• Recorded information

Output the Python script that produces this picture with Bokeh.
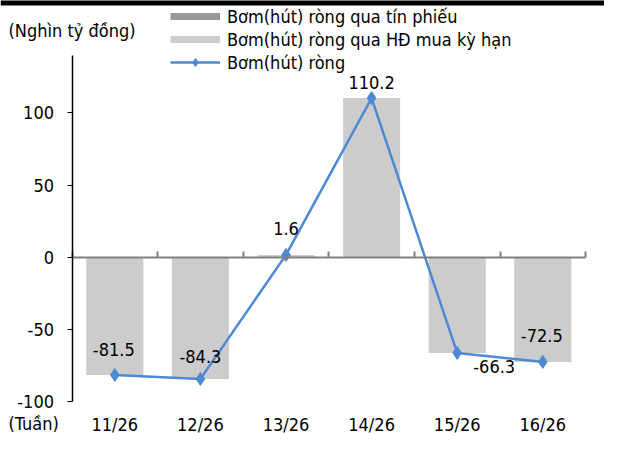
from bokeh.plotting import figure
from bokeh.models import (Range1d, FixedTicker, Label, Legend, LegendItem,
                          BoxAnnotation, LinearAxis)
from bokeh.core.properties import value
from bokeh.embed import file_html
from bokeh.resources import INLINE

# ---- data ----
categories = ["11/26", "12/26", "13/26", "14/26", "15/26", "16/26"]
tin_phieu = [0.0, 0.0, 0.0, 0.0, 0.0, 0.0]
hd_mua_ky_han = [-81.5, -84.3, 1.6, 110.2, -66.3, -72.5]
bom_hut_rong = [-81.5, -84.3, 1.6, 110.2, -66.3, -72.5]
y_ticks = [-100, -50, 0, 50, 100]
y_axis_lo, y_axis_hi = -100, 140

series_names = ["Bơm(hút) ròng qua tín phiếu",
                "Bơm(hút) ròng qua HĐ mua kỳ hạn",
                "Bơm(hút) ròng"]
y_unit = "(Nghìn tỷ đồng)"
x_unit = "(Tuần)"

# ---- style / layout ----
FONT = "DejaVu Sans Condensed"
FS = "18px"
BAR_LIGHT = "#cccccc"
BAR_DARK = "#999999"
LINE_C = "#4d8ad4"
AXIS_GREY = "#808080"

W, H = 604, 434
PX_PER_UNIT = 1.444      # vertical scale in pixels per data unit
ZERO_PX = 256.7          # pixel row of value 0
CAT_PX = 85.6            # pixel width of one category
FIRST_PX = 114.3         # pixel column of first category centre
NAN = float("nan")

xs = list(range(len(categories)))
x_range = Range1d(-FIRST_PX / CAT_PX, (W - FIRST_PX) / CAT_PX)
y_range = Range1d(-(H - ZERO_PX) / PX_PER_UNIT, ZERO_PX / PX_PER_UNIT)

p = figure(width=W, height=H, output_backend="svg", toolbar_location=None,
           x_range=x_range, y_range=y_range,
           min_border_left=0, min_border_right=0,
           min_border_top=0, min_border_bottom=0)
p.grid.visible = False
p.outline_line_color = None
p.background_fill_color = "white"
p.border_fill_color = "white"

# bars
r_tp = p.vbar(x=xs, top=tin_phieu, bottom=0, width=0.667,
              fill_color=BAR_DARK, line_color=None)
r_hd = p.vbar(x=xs, top=hd_mua_ky_han, bottom=0, width=0.667,
              fill_color=BAR_LIGHT, line_color=None)

# net line
r_line = p.line(xs, bom_hut_rong, line_color=LINE_C, line_width=2.5)
r_pts = p.scatter(xs, bom_hut_rong, marker="diamond", size=13,
                  fill_color=LINE_C, line_color=LINE_C)

# data labels
x_off = [-1, 0, 0, 0, 37, -1]
y_off = [-25, -22, -26, -16, 14, -26]
p.text(x=xs, y=bom_hut_rong, text=[f"{v:.1f}" for v in bom_hut_rong],
       x_offset=x_off, y_offset=y_off, text_align="center",
       text_baseline="middle", text_font=value(FONT), text_font_size=FS,
       text_color="black")

# y axis (value axis), fixed at left edge of the category area
ya = p.yaxis[0]
ya.fixed_location = -0.5
ya.bounds = (y_axis_lo, y_axis_hi)
ya.ticker = FixedTicker(ticks=y_ticks)
ya.major_label_overrides = {t: str(t) for t in y_ticks}
ya.axis_line_color = "black"
ya.axis_line_width = 1.5
ya.major_tick_line_color = "black"
ya.major_tick_out = 5
ya.major_tick_in = 0
ya.minor_tick_line_color = None
ya.major_label_standoff = 13
ya.major_label_text_font = FONT
ya.major_label_text_font_size = FS
ya.major_label_text_color = "black"

# category labels, placed at the bottom of the value axis
xa = p.xaxis[0]
xa.fixed_location = y_axis_lo
xa.ticker = FixedTicker(ticks=xs)
xa.major_label_overrides = {i: c for i, c in enumerate(categories)}
xa.axis_line_color = None
xa.major_tick_line_color = None
xa.minor_tick_line_color = None
xa.major_tick_out = 0
xa.major_tick_in = 0
xa.major_label_standoff = 12
xa.major_label_text_font = FONT
xa.major_label_text_font_size = FS
xa.major_label_text_color = "black"

# zero category axis with tick marks between categories
bounds = [i - 0.5 for i in range(len(categories) + 1)]
zero_axis = LinearAxis(fixed_location=0, ticker=FixedTicker(ticks=bounds),
                       bounds=(bounds[0], bounds[-1]),
                       major_label_overrides={b: "" for b in bounds},
                       axis_line_color=AXIS_GREY, axis_line_width=2,
                       major_tick_line_color=AXIS_GREY, major_tick_line_width=2,
                       major_tick_in=6, major_tick_out=0,
                       minor_tick_line_color=None)
p.add_layout(zero_axis, "below")

# unit labels
p.add_layout(Label(x=8, y=H - 30, x_units="screen", y_units="screen",
                   text=y_unit, text_font=FONT, text_font_size=FS,
                   text_align="left", text_baseline="middle", text_color="black"))
p.add_layout(Label(x=8, y=H - 423, x_units="screen", y_units="screen",
                   text=x_unit, text_font=FONT, text_font_size=FS,
                   text_align="left", text_baseline="middle", text_color="black"))

# top black rule
p.add_layout(BoxAnnotation(left=0, right=W, bottom=H - 5, top=H + 2,
                           left_units="screen", right_units="screen",
                           top_units="screen", bottom_units="screen",
                           fill_color="black", fill_alpha=1, line_color=None))

# legend with thin swatches (legend-only proxies, no visible data)
sw_tp = p.line([NAN], [NAN], line_color=BAR_DARK, line_width=7)
sw_hd = p.line([NAN], [NAN], line_color=BAR_LIGHT, line_width=7)
legend = Legend(items=[LegendItem(label=series_names[0], renderers=[sw_tp]),
                       LegendItem(label=series_names[1], renderers=[sw_hd]),
                       LegendItem(label=series_names[2], renderers=[r_line, r_pts])],
                location=(170, H - 8.5 - 64),
                orientation="vertical", padding=0, margin=0, spacing=2,
                glyph_width=50, glyph_height=20, label_height=20,
                label_standoff=7, border_line_color=None,
                background_fill_alpha=0, label_text_font=FONT,
                label_text_font_size=FS, label_text_color="black")
p.add_layout(legend, "center")

open("out.html", "w").write(file_html(p, INLINE))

• Instructions for the task
Omit the pictures, then output the rest of the listing exactly.

• Exercise result
Output the Python script that produces this picture with Bokeh.
from bokeh.plotting import figure
from bokeh.models import (Range1d, FixedTicker, Label, Legend, LegendItem,
                          BoxAnnotation, LinearAxis)
from bokeh.core.properties import value
from bokeh.embed import file_html
from bokeh.resources import INLINE

# ---- data ----
categories = ["11/26", "12/26", "13/26", "14/26", "15/26", "16/26"]
tin_phieu = [0.0, 0.0, 0.0, 0.0, 0.0, 0.0]
hd_mua_ky_han = [-81.5, -84.3, 1.6, 110.2, -66.3, -72.5]
bom_hut_rong = [-81.5, -84.3, 1.6, 110.2, -66.3, -72.5]
y_ticks = [-100, -50, 0, 50, 100]
y_axis_lo, y_axis_hi = -100, 140

series_names = ["Bơm(hút) ròng qua tín phiếu",
                "Bơm(hút) ròng qua HĐ mua kỳ hạn",
                "Bơm(hút) ròng"]
y_unit = "(Nghìn tỷ đồng)"
x_unit = "(Tuần)"

# ---- style / layout ----
FONT = "DejaVu Sans Condensed"
FS = "18px"
BAR_LIGHT = "#cccccc"
BAR_DARK = "#999999"
LINE_C = "#4d8ad4"
AXIS_GREY = "#808080"

W, H = 604, 434
PX_PER_UNIT = 1.444      # vertical scale in pixels per data unit
ZERO_PX = 256.7          # pixel row of value 0
CAT_PX = 85.6            # pixel width of one category
FIRST_PX = 114.3         # pixel column of first category centre
NAN = float("nan")

xs = list(range(len(categories)))
x_range = Range1d(-FIRST_PX / CAT_PX, (W - FIRST_PX) / CAT_PX)
y_range = Range1d(-(H - ZERO_PX) / PX_PER_UNIT, ZERO_PX / PX_PER_UNIT)

p = figure(width=W, height=H, output_backend="svg", toolbar_location=None,
           x_range=x_range, y_range=y_range,
           min_border_left=0, min_border_right=0,
           min_border_top=0, min_border_bottom=0)
p.grid.visible = False
p.outline_line_color = None
p.background_fill_color = "white"
p.border_fill_color = "white"

# bars
r_tp = p.vbar(x=xs, top=tin_phieu, bottom=0, width=0.667,
              fill_color=BAR_DARK, line_color=None)
r_hd = p.vbar(x=xs, top=hd_mua_ky_han, bottom=0, width=0.667,
              fill_color=BAR_LIGHT, line_color=None)

# net line
r_line = p.line(xs, bom_hut_rong, line_color=LINE_C, line_width=2.5)
r_pts = p.scatter(xs, bom_hut_rong, marker="diamond", size=13,
                  fill_color=LINE_C, line_color=LINE_C)

# data labels
x_off = [-1, 0, 0, 0, 37, -1]
y_off = [-25, -22, -26, -16, 14, -26]
p.text(x=xs, y=bom_hut_rong, text=[f"{v:.1f}" for v in bom_hut_rong],
       x_offset=x_off, y_offset=y_off, text_align="center",
       text_baseline="middle", text_font=value(FONT), text_font_size=FS,
       text_color="black")

# y axis (value axis), fixed at left edge of the category area
ya = p.yaxis[0]
ya.fixed_location = -0.5
ya.bounds = (y_axis_lo, y_axis_hi)
ya.ticker = FixedTicker(ticks=y_ticks)
ya.major_label_overrides = {t: str(t) for t in y_ticks}
ya.axis_line_color = "black"
ya.axis_line_width = 1.5
ya.major_tick_line_color = "black"
ya.major_tick_out = 5
ya.major_tick_in = 0
ya.minor_tick_line_color = None
ya.major_label_standoff = 13
ya.major_label_text_font = FONT
ya.major_label_text_font_size = FS
ya.major_label_text_color = "black"

# category labels, placed at the bottom of the value axis
xa = p.xaxis[0]
xa.fixed_location = y_axis_lo
xa.ticker = FixedTicker(ticks=xs)
xa.major_label_overrides = {i: c for i, c in enumerate(categories)}
xa.axis_line_color = None
xa.major_tick_line_color = None
xa.minor_tick_line_color = None
xa.major_tick_out = 0
xa.major_tick_in = 0
xa.major_label_standoff = 12
xa.major_label_text_font = FONT
xa.major_label_text_font_size = FS
xa.major_label_text_color = "black"

# zero category axis with tick marks between categories
bounds = [i - 0.5 for i in range(len(categories) + 1)]
zero_axis = LinearAxis(fixed_location=0, ticker=FixedTicker(ticks=bounds),
                       bounds=(bounds[0], bounds[-1]),
                       major_label_overrides={b: "" for b in bounds},
                       axis_line_color=AXIS_GREY, axis_line_width=2,
                       major_tick_line_color=AXIS_GREY, major_tick_line_width=2,
                       major_tick_in=6, major_tick_out=0,
                       minor_tick_line_color=None)
p.add_layout(zero_axis, "below")

# unit labels
p.add_layout(Label(x=8, y=H - 30, x_units="screen", y_units="screen",
                   text=y_unit, text_font=FONT, text_font_size=FS,
                   text_align="left", text_baseline="middle", text_color="black"))
p.add_layout(Label(x=8, y=H - 423, x_units="screen", y_units="screen",
                   text=x_unit, text_font=FONT, text_font_size=FS,
                   text_align="left", text_baseline="middle", text_color="black"))

# top black rule
p.add_layout(BoxAnnotation(left=0, right=W, bottom=H - 5, top=H + 2,
                           left_units="screen", right_units="screen",
                           top_units="screen", bottom_units="screen",
                           fill_color="black", fill_alpha=1, line_color=None))

# legend with thin swatches (legend-only proxies, no visible data)
sw_tp = p.line([NAN], [NAN], line_color=BAR_DARK, line_width=7)
sw_hd = p.line([NAN], [NAN], line_color=BAR_LIGHT, line_width=7)
legend = Legend(items=[LegendItem(label=series_names[0], renderers=[sw_tp]),
                       LegendItem(label=series_names[1], renderers=[sw_hd]),
                       LegendItem(label=series_names[2], renderers=[r_line, r_pts])],
                location=(170, H - 8.5 - 64),
                orientation="vertical", padding=0, margin=0, spacing=2,
                glyph_width=50, glyph_height=20, label_height=20,
                label_standoff=7, border_line_color=None,
                background_fill_alpha=0, label_text_font=FONT,
                label_text_font_size=FS, label_text_color="black")
p.add_layout(legend, "center")

open("out.html", "w").write(file_html(p, INLINE))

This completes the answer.